Saturday, August 6, 2016

The Idler, Friday, July 22, 2016

Rugby tensions rise

WILL the damsels of the Street Shelter for the Over Forties have their knicker elastic disturbed again this Super Rugby season? It's touch and go with the Sharks down in the Land of the Long White Underpants for the quarter-finals to see if they can repeat their defeat of Wellington Hurricanes at Kings Park in the round robin stages.

'Twill be difficult but 'taint impossible. We've done pretty well this season down in the Land of the Long White Nightshirt. We beat Otago Highlanders. We came very close to beating Auckland Blues, Waikato Chiefs and Canterbury Crusaders. We travel well.

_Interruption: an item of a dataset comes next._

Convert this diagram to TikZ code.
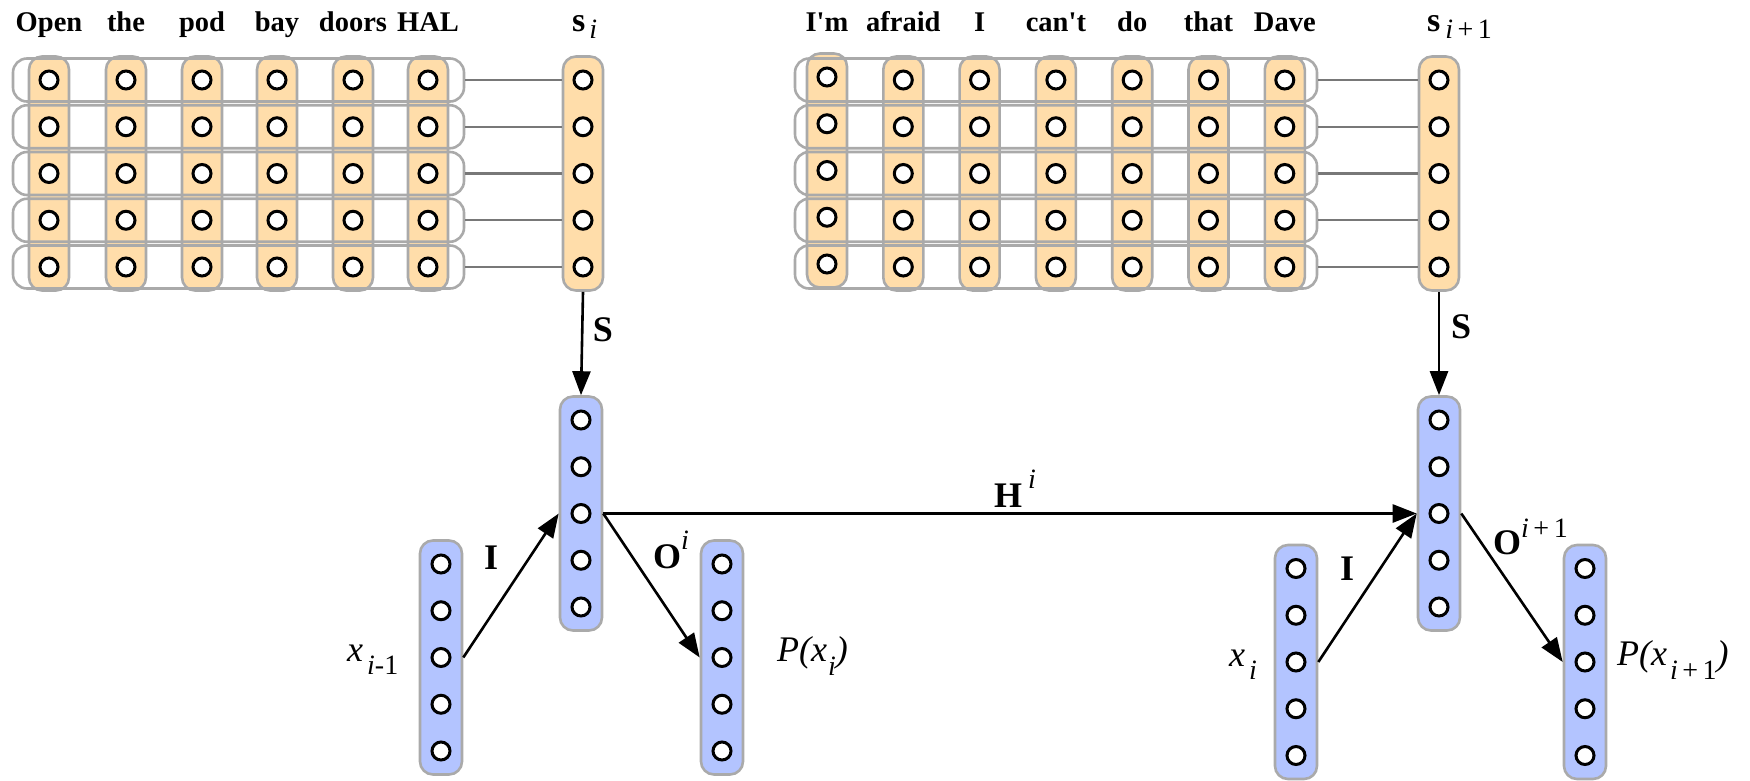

And we have the huge incentive of possibly meeting the Lions again somewhere – the semi-finals or maybe even the final (it's impossible to work these things out these days) – to reverse previous setbacks and put the universe back in kilter. There's just no way the Lions can beat us three times in one season. Mathematics and the law of chance are against them.

But it all depends on tomorrow. We need to tackle 'em out of the game – which we've been doing pretty well all season – run at them with short passes and avoid silly buggers stuff that concedes penalties.

Get that right and the gals will loosen the elastic once again as we fashion catapults for the time-honoured celebratory feu de joie, shooting out the streetlights. The Super Rugby season could end on an unanticipated high note. And we've got the Currie Cup still to come.

I hear a strumming already on the knicker elastic. See you in the Street Shelter!

'Erewego, 'erewego, 'erewego!

 

Philosophy

A READER sends in some lines from Roman philosopher Cicero (43 BC) and asks what's changed?

The poor work and work.

The rich exploit the poor.

The soldier protects both.

The taxpayer pays for all three.

The wanderer rests for all four.

The drunk drinks for all five.

The banker robs all six.

The lawyer misleads all seven.

The doctor kills all eight.

The undertaker buries all nine.

The politician lives happily on account of all ten.

 

Muso plight

MY OLD musician mate Smelly Fellows brings to our attention the plight of music student Sibusiso Mkhonza, who has raised R4 000 from a church concert towards his university fees but still needs another R9 500 to register at UKZN. Registration in turn allows him to become a volunteer teacher at Holy Family College, in Glenwood.

Any ideas out there? Any music-loving benefactor?

Limerick legspin

ANOTHER limerick from Tom Lambert, retired headmaster and former leg-spinner for Zingari, up in Maritzburg, and his own social side, the Musketeers. This time he addresses himself to one of Durban's top night spots.

At the Street Shelter for those Over Forty

Some behaviour can be said to be naughty;

When mischievous crimes

After gin and limes

Is just having fun pickled, hale and hearty.

You know just where to drop those legbreaks, Tom.

Tailpiece

A CIRCUS runs an ad: "Lion tamer wanted". Two applicants show up. 


One is a retired golfer; the other a drop-dead gorgeous girl in her mid-twenties.


The circus owner tells them: "I'm not going to sugar-coat it. This is one ferocious lion. He ate my last tamer so you two had better be good or you're history.

"Here's your equipment - a chair, a whip and a gun. Who wants to try out first?" 


The gorgeous girl says: "I'll go first."

 

She ignores the chair, the whip and the gun and steps right into the cage. The lion snarls and charges at her. As he gets close, the gorgeous girl throws open her coat revealing her beautiful, perfect, naked body.

 

The lion stops dead in his tracks, sheepishly crawls up to her and starts licking her feet and ankles. He continues to lick and nuzzle every bit of her body. Then after a few minutes he lies down and rests his head at her feet.

 

The circus owner is astonished. "That's amazing! I've never seen anything like that in my life!"

He turns to the retired golfer. "Can you top that?"


"Possibly... but you've got to get that lion out of there first."

 

Last word

There are a terrible lot of lies going around the world, and the worst of it is half of them are true.